Jenny Scheinman: 'Crossing the Field'

Another one-of-a-kind talent is Brooklyn-based musician Jenny Scheinman. A first-call violinist and string arranger for artists such as Lucinda Williams, Norah Jones, and genre-bending guitarist Bill Frisell, she has simultaneously released two fine albums. One features her clear and guileless vocals. The second, the all-instrumental "Crossing the Field" (Koch Records), sounds like a soundtrack in search of a worthy movie. If it needed a label, it would be a long one: jazz/classical/funk/folk/Americana – imagine a happy mash-up of bopster Thelonious Monk, the lush soundscapes of Aaron Copland, and the big-footed funk of The Bad Plus. All that and it's drop-dead gorgeous. "Ana Eco" sounds like a great lost Samuel Barber adagio; "Hard Sole Shoe" rocks with gleeful abandon.

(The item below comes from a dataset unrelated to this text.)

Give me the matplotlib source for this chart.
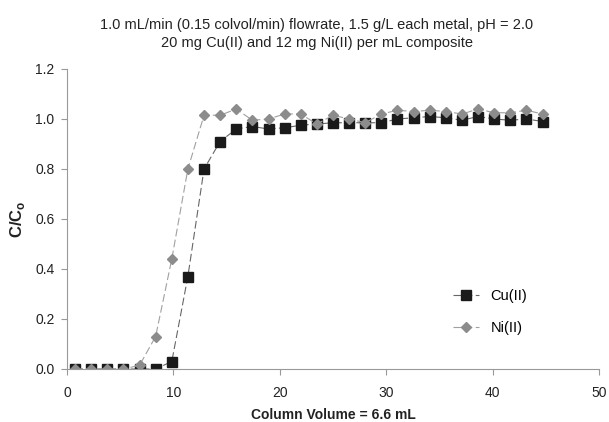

And "Old Brooklyn" will toy with your heart, with trumpeter Ron Miles manipulating the valves.

– John Kehe

Bill Carrothers: 'Home Row'

Jazz piano trio albums have glutted the market for years. That might be the only imaginable reason why Pirouet Records kept "Home Row" by pianist Bill Carrothers locked in their vaults since 1992. Joined by the versatile veteran bassist Gary Peacock and splashy drummer Bill Stewart, Carrothers offers impeccably inventive playing on rarely heard tunes like Ornette Coleman's "When Will the Blues Leave." He even manages to inject Cole Porter's sugary "My Heart Belongs to Daddy" with an unsettling dissonance. And he proves his finesse as an original composer with "A Squirrel's Tale," the punning title a clue to the tune's rhythmic frenzy, wryly akin to a squirrel's frenetic movements. Also remarkable is the fact that Carrothers gives his bassist and drummer plenty of space to execute their own surprising twists on this ambitiously exhilarating romp by a major and neglected talent.

Cassandra Wilson: 'Loverly'

Wilson began her solo singing career in the 1980s with "Blue Skies," an exceptional album of jazz standards that showcased her exotically husky, dreamy, precisely sculpted tone – her hallmark ever since. After many albums replete with quirky material, ranging from faux-Beatles to Miles Davis instrumentals, she has returned to her roots with "Loverly" (Blue Note). She's back where she started, but even better, delivering old jazz and blues chestnuts, a measured "The Very Thought of You," a blazingly defiant "St. James Infirmary." There's no jazz chanteuse today performing with this prodigious level of deep feeling matched with minute attention to innovative craft. And her backing musicians believe (as does Wilson) old standards demand intensive revamping, and they do so lovingly, in delicate balance with the star.

Sonny Rollins: 'Road Shows, Vol. 1'

Preposterous that the (arguably) greatest living jazz saxophonist gains strength as he advances toward age 80. The strengths have always been best caught on live recordings, and this assortment of international performances from 1980 to 2007 comprises a sensational sampler (Doxy Records). With trombonist Clifton Anderson as a constant contrasting supporter, and a small nucleus of dazzling rhythm-section mavens, Rollins improvises his heady harmonic variations on tunes ranging from blues and calypso to Broadway, with "Some Enchanted Evening" (from the musical "South Pacific"), a tour de force of gleeful vocalization, a triumph of romantic virtuosity over cornball material. No jazz player has ever decorated commonplace melodies so royally while maintaining the rocking pulse of R&B-infused jazz so ecstatically.